• WORK TO COMPLETE
Return the lines beginning at the one that contains "What D3.js code" and running to the end of the records, exactly and with nothing else. Omit pictures.

• Stored data entries

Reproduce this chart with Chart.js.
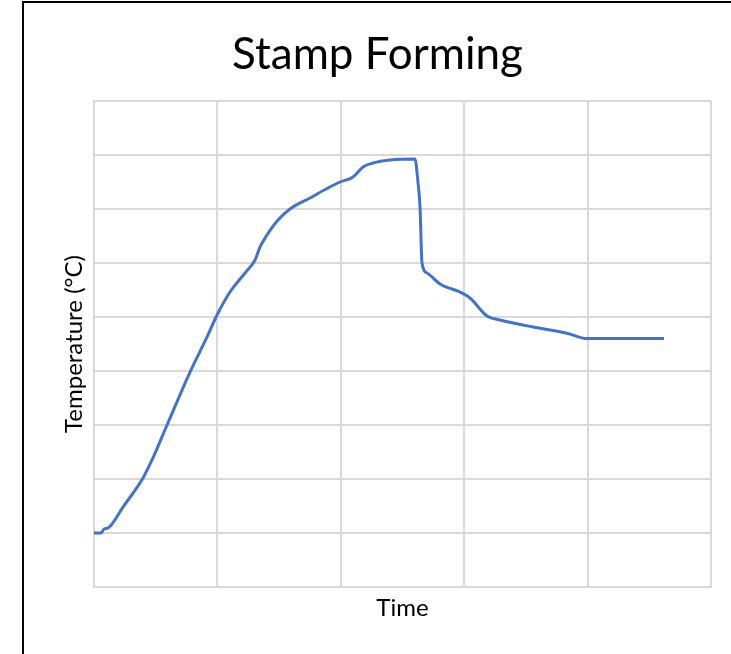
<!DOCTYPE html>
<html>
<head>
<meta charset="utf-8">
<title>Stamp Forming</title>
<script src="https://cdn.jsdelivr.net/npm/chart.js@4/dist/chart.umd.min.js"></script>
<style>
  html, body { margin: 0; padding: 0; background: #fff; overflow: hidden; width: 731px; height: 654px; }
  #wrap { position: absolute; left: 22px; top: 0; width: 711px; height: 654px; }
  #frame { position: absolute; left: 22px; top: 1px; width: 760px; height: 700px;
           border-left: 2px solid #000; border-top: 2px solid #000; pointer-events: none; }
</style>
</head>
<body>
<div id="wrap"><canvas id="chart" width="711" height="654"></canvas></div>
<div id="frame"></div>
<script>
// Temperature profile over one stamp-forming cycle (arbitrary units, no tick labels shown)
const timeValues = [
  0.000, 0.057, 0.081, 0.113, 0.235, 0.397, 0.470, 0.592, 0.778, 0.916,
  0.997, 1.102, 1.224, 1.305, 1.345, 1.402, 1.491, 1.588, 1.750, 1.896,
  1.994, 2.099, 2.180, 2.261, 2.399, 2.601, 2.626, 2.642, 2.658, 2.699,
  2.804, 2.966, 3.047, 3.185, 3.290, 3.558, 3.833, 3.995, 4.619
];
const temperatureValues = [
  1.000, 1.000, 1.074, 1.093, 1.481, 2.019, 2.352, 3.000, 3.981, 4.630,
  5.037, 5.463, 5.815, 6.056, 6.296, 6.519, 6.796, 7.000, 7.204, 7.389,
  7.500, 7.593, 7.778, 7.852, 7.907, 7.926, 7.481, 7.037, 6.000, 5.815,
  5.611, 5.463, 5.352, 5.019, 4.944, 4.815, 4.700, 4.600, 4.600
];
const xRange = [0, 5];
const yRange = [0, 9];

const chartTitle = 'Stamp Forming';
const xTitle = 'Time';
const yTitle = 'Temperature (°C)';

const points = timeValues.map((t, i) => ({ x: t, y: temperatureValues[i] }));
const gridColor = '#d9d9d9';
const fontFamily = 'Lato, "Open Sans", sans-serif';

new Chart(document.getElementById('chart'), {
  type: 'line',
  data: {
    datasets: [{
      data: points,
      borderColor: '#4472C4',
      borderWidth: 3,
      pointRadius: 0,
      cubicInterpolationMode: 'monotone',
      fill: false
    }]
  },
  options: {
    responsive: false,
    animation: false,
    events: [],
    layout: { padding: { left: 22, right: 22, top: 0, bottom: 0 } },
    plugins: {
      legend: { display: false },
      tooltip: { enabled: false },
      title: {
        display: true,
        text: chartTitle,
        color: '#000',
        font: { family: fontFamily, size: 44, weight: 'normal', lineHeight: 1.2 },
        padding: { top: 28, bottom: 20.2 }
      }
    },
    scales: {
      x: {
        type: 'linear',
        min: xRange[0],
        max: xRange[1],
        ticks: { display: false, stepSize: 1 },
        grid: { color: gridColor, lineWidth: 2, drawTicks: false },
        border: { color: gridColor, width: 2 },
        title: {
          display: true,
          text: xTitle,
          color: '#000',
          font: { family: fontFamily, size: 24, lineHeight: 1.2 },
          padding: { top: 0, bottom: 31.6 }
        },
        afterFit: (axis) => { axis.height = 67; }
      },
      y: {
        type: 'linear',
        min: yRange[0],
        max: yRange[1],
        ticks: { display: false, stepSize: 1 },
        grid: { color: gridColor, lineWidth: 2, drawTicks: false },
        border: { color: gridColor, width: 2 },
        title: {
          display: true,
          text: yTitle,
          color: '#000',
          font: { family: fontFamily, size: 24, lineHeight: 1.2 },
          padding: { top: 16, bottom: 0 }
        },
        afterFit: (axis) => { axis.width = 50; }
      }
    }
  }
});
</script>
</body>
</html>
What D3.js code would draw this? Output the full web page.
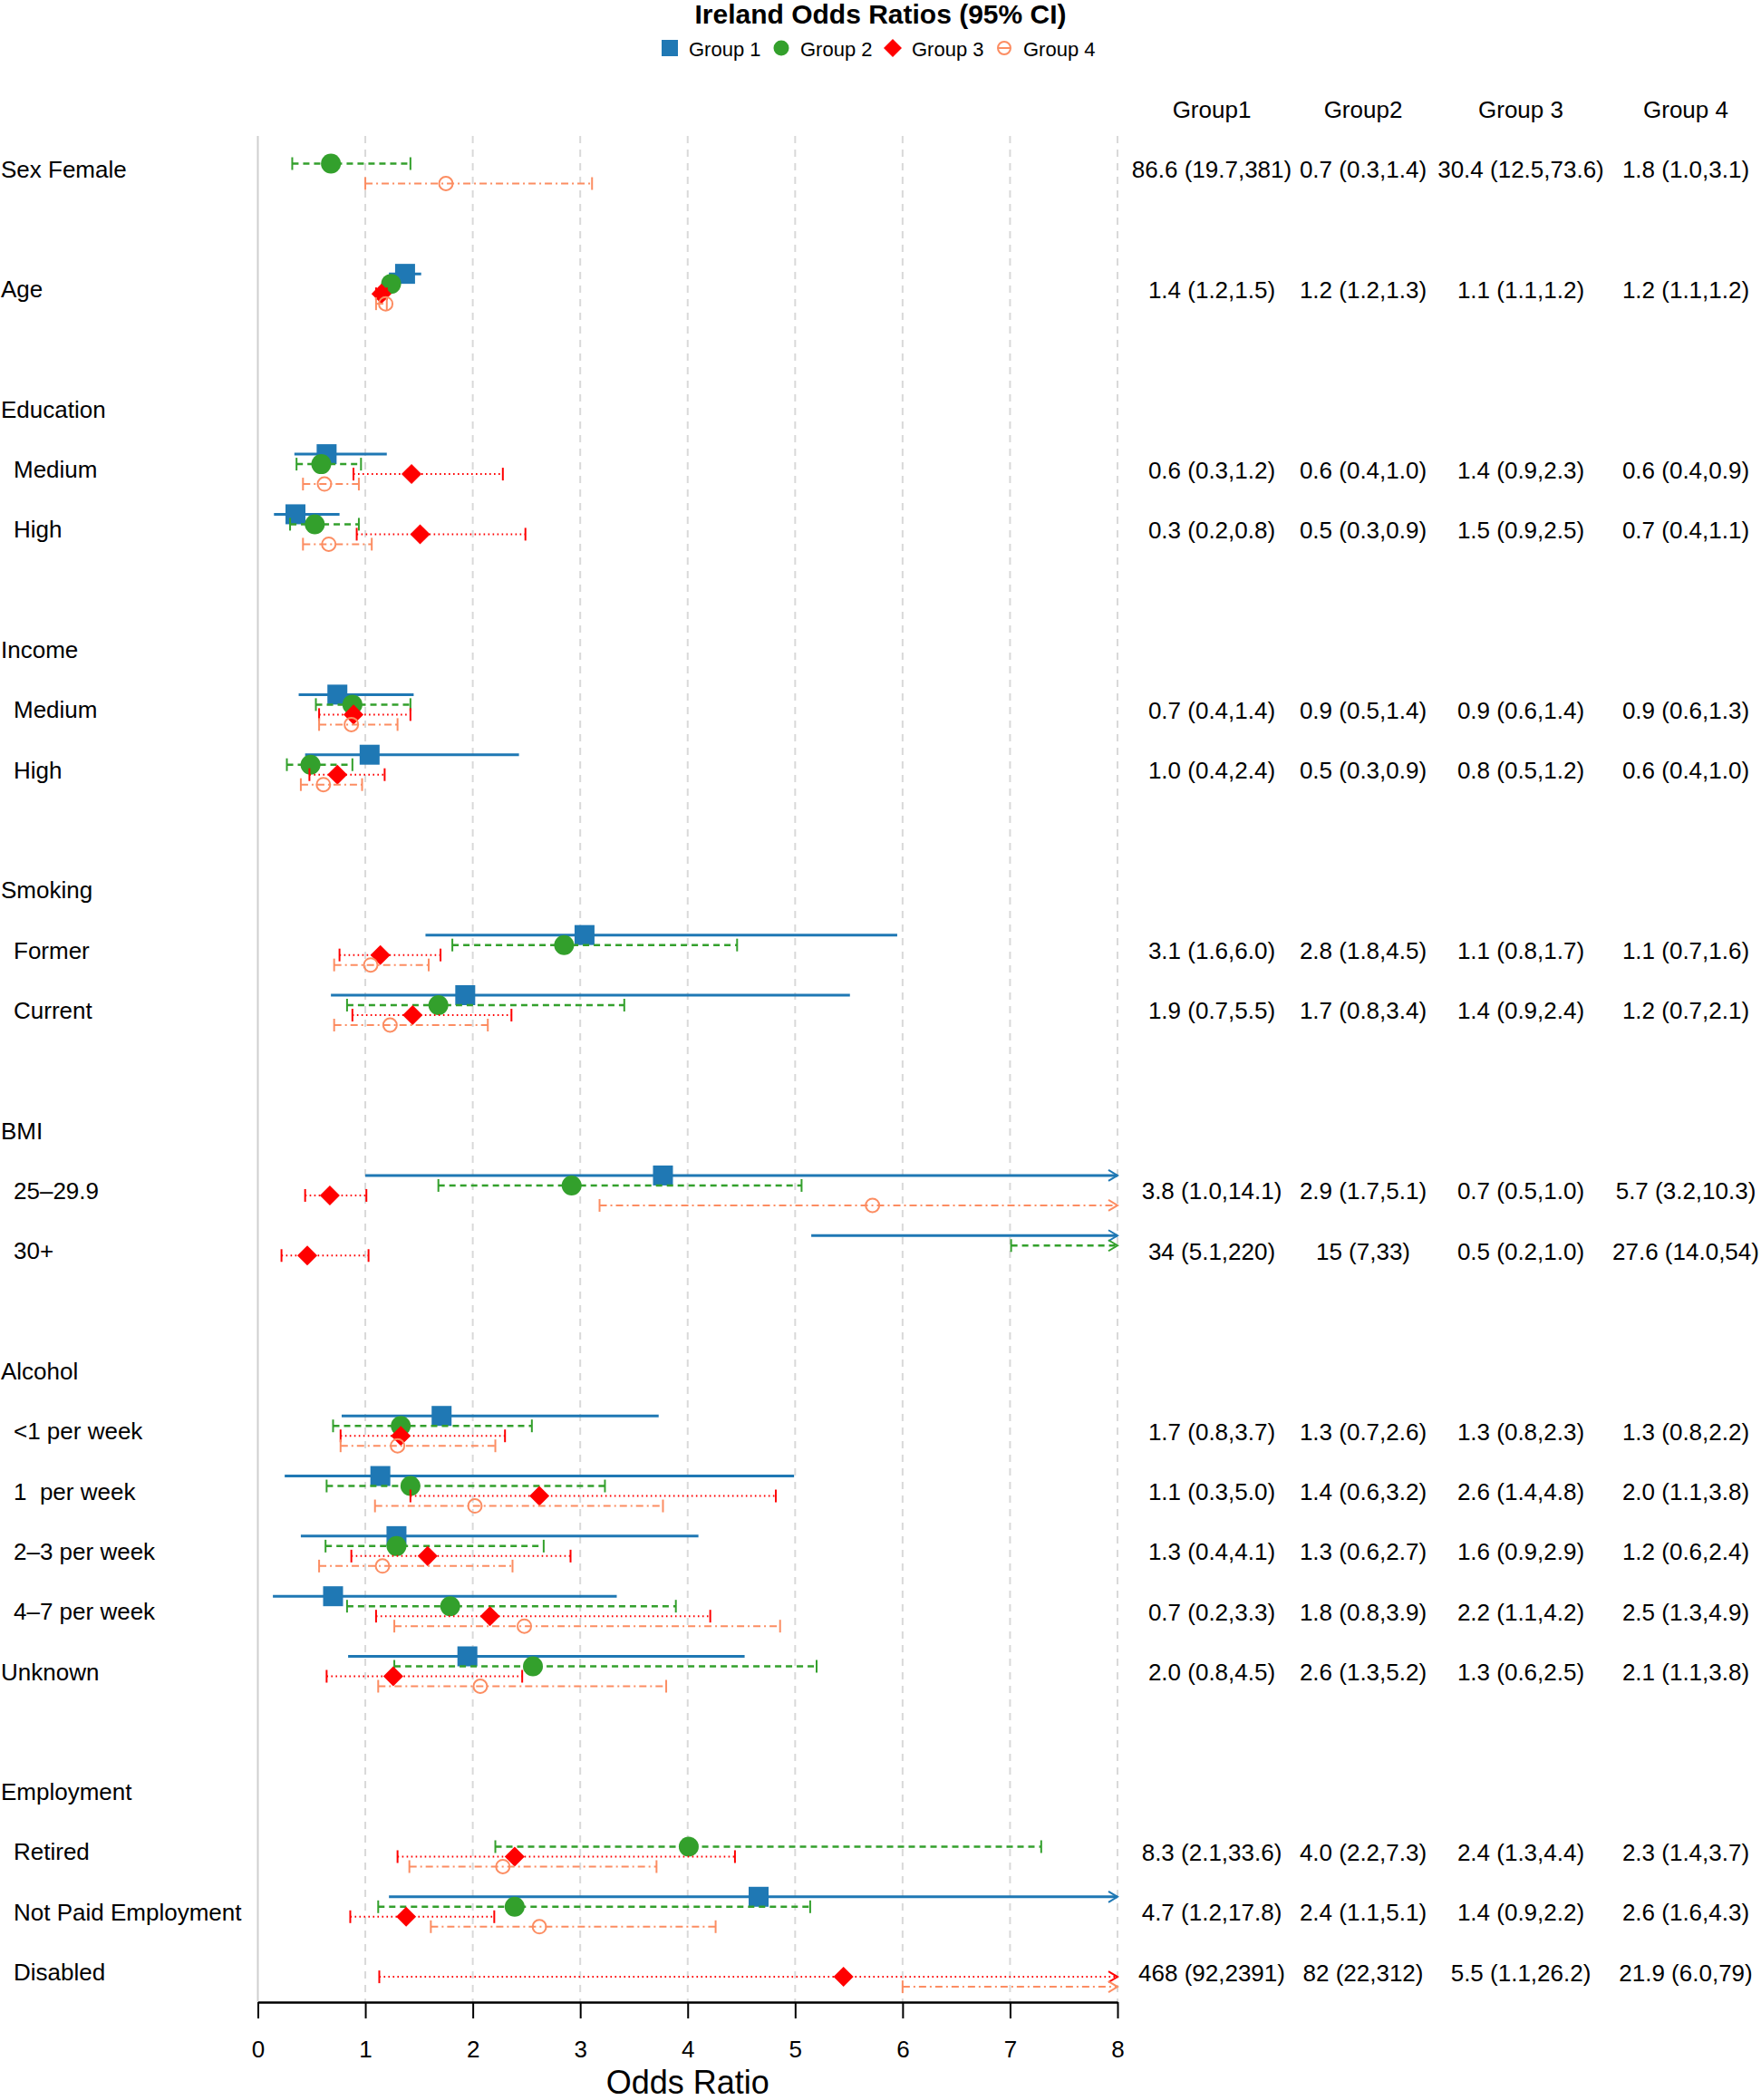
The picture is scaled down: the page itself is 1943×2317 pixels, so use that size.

• RESULT
What D3.js code would draw this? Output the full web page.
The picture is scaled down: the page itself is 1943×2317 pixels, so use that size.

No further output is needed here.